LAWRENCE — The Kansas Jayhawks will be looking across the sideline Saturday at their greatest nemesis. Kansas State coach Bill Snyder is 15-4 against KU and waltzed out of Memorial Stadium last season with a 59-7 victory in the game that he has always placed above all others.
If this 2-4 Kansas team has any chance of pulling an upset over this 6-0 Kansas State team, the Jayhawks will have to improve many aspects of their performance but none more than their inability to keep momentum going after halftime on both sides of the ball.
KU has lost the third quarter 86-28 this season — 59-7 during this four-game losing streak. Games against Georgia Tech, Texas Tech and Oklahoma were competitive in the first half but became blowouts because the Jayhawks looked like a different team after the break. K-State has played its opponents to a 38-38 tie in the third quarter this season.
So how does a team fix a disturbing third-quarter trend? The Jayhawks are attacking the issue head on. According to wide receiver Kale Pick, KU is trying to simulate halftime in practice by taking extended breaks.
"The coaching staff has done a great job, getting game-like situations in practice," Pick said. "We take breaks right before we go at it again and act like it's the third quarter. That may help us in the future."
It may be an unorthodox idea — practicing less in an attempt to play better on Saturdays — but the Jayhawks have been backed into a corner by their lack of execution in the second half. Against Georgia Tech and Texas Tech, the offense and defense were dominated 28-0 and 21-0, respectively, in the third quarter. Last week against Oklahoma, KU's defense played well in holding OU to just three points, but the offense stalled on the way to a half in which it compiled 6 yards on 27 plays.
"We just need to make some adjustments and keep doing what we're doing in the first half," KU tight end Tim Biere said. "I just can't really put a finger on it. I've never been a part of something like that."
Kansas offensive coordinator Chuck Long doesn't see the problem as baffling at all. He says most teams have a quarter that isn't as good as the others.

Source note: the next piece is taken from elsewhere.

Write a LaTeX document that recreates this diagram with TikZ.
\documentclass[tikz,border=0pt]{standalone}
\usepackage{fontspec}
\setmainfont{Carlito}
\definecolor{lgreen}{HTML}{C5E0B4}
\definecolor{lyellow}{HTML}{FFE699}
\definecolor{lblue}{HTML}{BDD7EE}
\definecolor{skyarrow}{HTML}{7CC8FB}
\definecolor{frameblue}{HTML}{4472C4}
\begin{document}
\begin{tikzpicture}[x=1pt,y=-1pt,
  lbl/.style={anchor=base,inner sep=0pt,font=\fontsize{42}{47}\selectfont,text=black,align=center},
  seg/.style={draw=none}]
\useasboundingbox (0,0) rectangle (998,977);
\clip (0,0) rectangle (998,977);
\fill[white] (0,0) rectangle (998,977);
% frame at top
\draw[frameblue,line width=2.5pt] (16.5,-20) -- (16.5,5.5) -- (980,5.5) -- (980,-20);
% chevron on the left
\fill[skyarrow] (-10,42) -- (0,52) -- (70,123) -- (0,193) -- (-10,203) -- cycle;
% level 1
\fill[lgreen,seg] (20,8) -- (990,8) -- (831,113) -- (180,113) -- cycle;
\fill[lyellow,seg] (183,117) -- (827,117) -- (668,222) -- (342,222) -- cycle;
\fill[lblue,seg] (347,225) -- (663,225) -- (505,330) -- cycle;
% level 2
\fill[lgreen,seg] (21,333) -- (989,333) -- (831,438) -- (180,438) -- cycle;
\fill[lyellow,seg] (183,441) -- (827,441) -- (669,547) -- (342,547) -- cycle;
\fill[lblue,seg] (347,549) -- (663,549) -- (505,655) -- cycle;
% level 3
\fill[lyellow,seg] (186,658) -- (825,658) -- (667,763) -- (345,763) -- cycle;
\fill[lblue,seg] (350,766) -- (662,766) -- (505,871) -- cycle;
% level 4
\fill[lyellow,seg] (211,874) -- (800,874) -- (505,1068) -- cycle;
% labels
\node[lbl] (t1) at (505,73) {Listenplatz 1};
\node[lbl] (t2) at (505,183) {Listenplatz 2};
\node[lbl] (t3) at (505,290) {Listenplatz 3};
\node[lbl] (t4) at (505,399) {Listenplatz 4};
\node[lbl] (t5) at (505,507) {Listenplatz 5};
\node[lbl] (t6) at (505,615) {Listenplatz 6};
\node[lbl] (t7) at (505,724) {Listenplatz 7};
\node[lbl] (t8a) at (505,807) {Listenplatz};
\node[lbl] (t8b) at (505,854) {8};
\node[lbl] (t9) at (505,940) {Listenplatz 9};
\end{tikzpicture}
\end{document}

"The positive with this, if you look at our point totals, we're about equal in the first, second and fourth quarters," Long said. "If you look at it from a different standpoint, yes, we do need to work on our third quarter, coming out of halftime. We are finishing games pretty well. If you look at each team, they're all gonna have one of those quarters they gotta work on. Ours is the third quarter."

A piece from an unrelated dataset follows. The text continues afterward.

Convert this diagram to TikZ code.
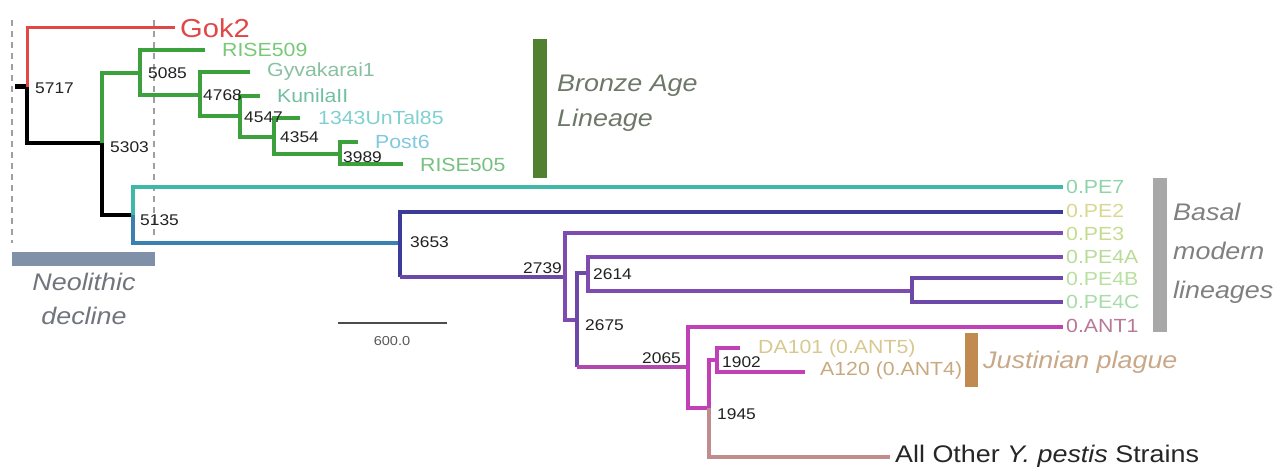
\documentclass[tikz,border=0pt]{standalone}
\usepackage{fontspec}
\setmainfont{Liberation Sans}[FakeStretch=1.12]
\definecolor{cred}{HTML}{E04848}
\definecolor{cgrn}{HTML}{3CA03C}
\definecolor{cteal}{HTML}{40B8A8}
\definecolor{csteel}{HTML}{3A80B0}
\definecolor{cdblue}{HTML}{3C3C98}
\definecolor{cpurp}{HTML}{6C48A8}
\definecolor{cpurp2}{HTML}{7E4CB0}
\definecolor{cmag}{HTML}{C040B8}
\definecolor{cmag2}{HTML}{B048B0}
\definecolor{cbrown}{HTML}{C08C8C}
\definecolor{cnum}{HTML}{222222}
\definecolor{t509}{HTML}{78C878}
\definecolor{tgyv}{HTML}{88C0A0}
\definecolor{tkun}{HTML}{70C0A0}
\definecolor{tunt}{HTML}{80D0D0}
\definecolor{tpost}{HTML}{80C8E0}
\definecolor{t505}{HTML}{78C080}
\definecolor{tpe7}{HTML}{8FD4A8}
\definecolor{tpe2}{HTML}{D8D890}
\definecolor{tpe3}{HTML}{C4DC90}
\definecolor{tpe4a}{HTML}{B8DC98}
\definecolor{tpe4b}{HTML}{B8E0A0}
\definecolor{tpe4c}{HTML}{A8DCA8}
\definecolor{tant1}{HTML}{B87898}
\definecolor{tda}{HTML}{D8C890}
\definecolor{ta120}{HTML}{C8AA80}
\definecolor{neobar}{HTML}{8090A8}
\definecolor{neotxt}{HTML}{70757D}
\definecolor{brzbar}{HTML}{508030}
\definecolor{brztxt}{HTML}{6E7868}
\definecolor{basbar}{HTML}{A8A8A8}
\definecolor{bastxt}{HTML}{808080}
\definecolor{jusbar}{HTML}{C08A50}
\definecolor{justxt}{HTML}{C8A888}
\tikzset{
  br/.style={line width=3.5pt},
  leaf/.style={anchor=west,inner sep=0pt,font=\fontsize{19}{22}\selectfont},
  num/.style={anchor=west,inner sep=0pt,text=cnum,font=\fontsize{15.5}{18}\selectfont},
  annot/.style={anchor=west,inner sep=0pt,font=\fontsize{24}{28}\selectfont\itshape,align=left},
  guide/.style={draw=gray!75,line width=2pt,dash pattern=on 6pt off 5pt},
}
\begin{document}
\begin{tikzpicture}[x=1pt,y=-1pt]
\useasboundingbox (0,0) rectangle (1279,470);
% guide lines
\draw[guide] (12,20) -- (12,243);
\draw[guide] (154,20) -- (154,238);
% root
\coordinate (root) at (27,87);
\draw[black,line width=5pt] (15,87) -- (root);
\draw[cred,line width=3pt] (root) |- (175,28) coordinate (gok);
\draw[black,br] (root) |- (102,143) coordinate (n5303);
% bronze age clade
\draw[cgrn,br] (n5303) |- (140,73) coordinate (n5085);
\draw[cgrn,br] (205,50) coordinate (l509) -| (140,95) -- (200,95) coordinate (n4768);
\draw[cgrn,br] (250,72) coordinate (lgyv) -| (200,116) -- (240,116) coordinate (n4547);
\draw[cgrn,br] (260,96) coordinate (lkun) -| (240,137) -- (274,137) coordinate (n4354);
\draw[cgrn,br] (300,118) coordinate (lunt) -| (274,154) -- (340,154) coordinate (n3989);
\draw[cgrn,br] (358,142) coordinate (lpost) -| (340,164) -- (403,164) coordinate (l505);
% modern
\draw[black,br] (n5303) |- (133,215) coordinate (n5135);
\draw[cteal,br] (1063,187) coordinate (lpe7) -| (n5135);
\draw[csteel,br] (n5135) |- (400,243) coordinate (n3653);
\draw[cdblue,br] (1063,212) coordinate (lpe2) -| (400,277);
\draw[cpurp,br] (400,277) -- (565,277) coordinate (n2739);
\draw[cpurp2,br] (1063,233) coordinate (lpe3) -| (565,320) -- (577,320);
\draw[cpurp,br] (588,273) coordinate (n2614) -| (577,367);
\draw[cpurp2,br] (1063,257) coordinate (lpe4a) -| (588,291) -- (912,291) coordinate (n4bc);
\draw[cpurp,br] (1063,278) coordinate (lpe4b) -| (912,302) -- (1063,302) coordinate (lpe4c);
\draw[cmag2,br] (577,367) -- (688,367) coordinate (n2065);
\draw[cmag,br] (1063,327) coordinate (lant1) -| (688,408) -- (709,408) coordinate (n1945);
\draw[cmag,br] (717,360) -| (709,408);
\draw[cbrown,br] (n1945) |- (890,457) coordinate (lother);
\draw[cmag,br] (740,348) coordinate (lda) -| (717,372) -- (805,372) coordinate (la120);
% leaf labels
\node[anchor=west,inner sep=0pt,text=cred,font=\fontsize{26}{30}\selectfont] (tgok) at (180,28) {Gok2};
\node[leaf,text=t509] (n509) at (222,50) {RISE509};
\node[leaf,text=tgyv] (ngyv) at (267,72) {Gyvakarai1};
\node[leaf,text=tkun] (nkun) at (277,96) {KunilaII};
\node[leaf,text=tunt] (nunt) at (318,118) {1343UnTal85};
\node[leaf,text=tpost] (npost) at (375,142) {Post6};
\node[leaf,text=t505] (n505) at (420,165) {RISE505};
\node[leaf,text=tpe7] (npe7) at (1066,187) {0.PE7};
\node[leaf,text=tpe2] (npe2) at (1066,211) {0.PE2};
\node[leaf,text=tpe3] (npe3) at (1066,234) {0.PE3};
\node[leaf,text=tpe4a] (npe4a) at (1066,257) {0.PE4A};
\node[leaf,text=tpe4b] (npe4b) at (1066,279) {0.PE4B};
\node[leaf,text=tpe4c] (npe4c) at (1066,302) {0.PE4C};
\node[leaf,text=tant1] (nant1) at (1066,326) {0.ANT1};
\node[leaf,text=tda] (nda) at (758,349) {DA101 (0.ANT5)};
\node[leaf,text=ta120] (na120) at (820,371) {A120 (0.ANT4)};
\node[anchor=west,inner sep=0pt,text=black!85,font=\fontsize{24}{28}\selectfont] (tother) at (895,456) {All Other \textit{Y. pestis} Strains};
% node ages
\node[num] (a5717) at (35,88) {5717};
\node[num] (a5303) at (110,147) {5303};
\node[num] (a5085) at (148,73) {5085};
\node[num] (a4768) at (203,95) {4768};
\node[num] (a4547) at (244,117) {4547};
\node[num] (a4354) at (280,137) {4354};
\node[num] (a3989) at (343,157) {3989};
\node[num] (a5135) at (140,220) {5135};
\node[num] (a3653) at (410,242) {3653};
\node[num] (a2739) at (523,268) {2739};
\node[num] (a2614) at (593,274) {2614};
\node[num] (a2675) at (585,325) {2675};
\node[num] (a2065) at (642,358) {2065};
\node[num] (a1902) at (722,362) {1902};
\node[num] (a1945) at (717,414) {1945};
% scale bar
\coordinate (sb1) at (338,323);
\coordinate (sb2) at (447,323);
\draw[black!70,line width=1.5pt] (sb1) -- (sb2);
\node[inner sep=0pt,text=black!65,font=\fontsize{13}{15}\selectfont] (tscale) at (392,341) {600.0};
% annotations
\fill[neobar] (12,252) rectangle (155,266);
\node[inner sep=0pt,text=neotxt,font=\fontsize{24}{34}\selectfont\itshape,align=center] (tneo) at (84,299) {Neolithic\\decline};
\fill[brzbar] (533,39) rectangle (547,178);
\node[annot,text=brztxt,font=\fontsize{24}{35}\selectfont\itshape] (tbronze) at (557,103) {Bronze Age\\Lineage};
\fill[basbar] (1153,178) rectangle (1167,332);
\node[annot,text=bastxt,font=\fontsize{24}{39}\selectfont\itshape] (tbasal) at (1173,253) {Basal\\modern\\lineages};
\fill[jusbar] (965,333) rectangle (978,387);
\node[annot,text=justxt] (tjust) at (983,362) {Justinian plague};
\end{tikzpicture}
\end{document}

KU coach Turner Gill said that he and his staff have talked about the issue as a group "for a few hours." He was encouraged by how the defense played against the Sooners in the third quarter, keeping the offense within striking distance.
Gill was asked this week about whether his team's conditioning could be a culprit.
"That has nothing to do with it," Gill said. "I think it's more execution. We've looked at all that, but I don't think you go back and say we could've done this more in the offseason or the preseason camp or what we do in practice. I haven't seen on film where some of our guys have been fatigued."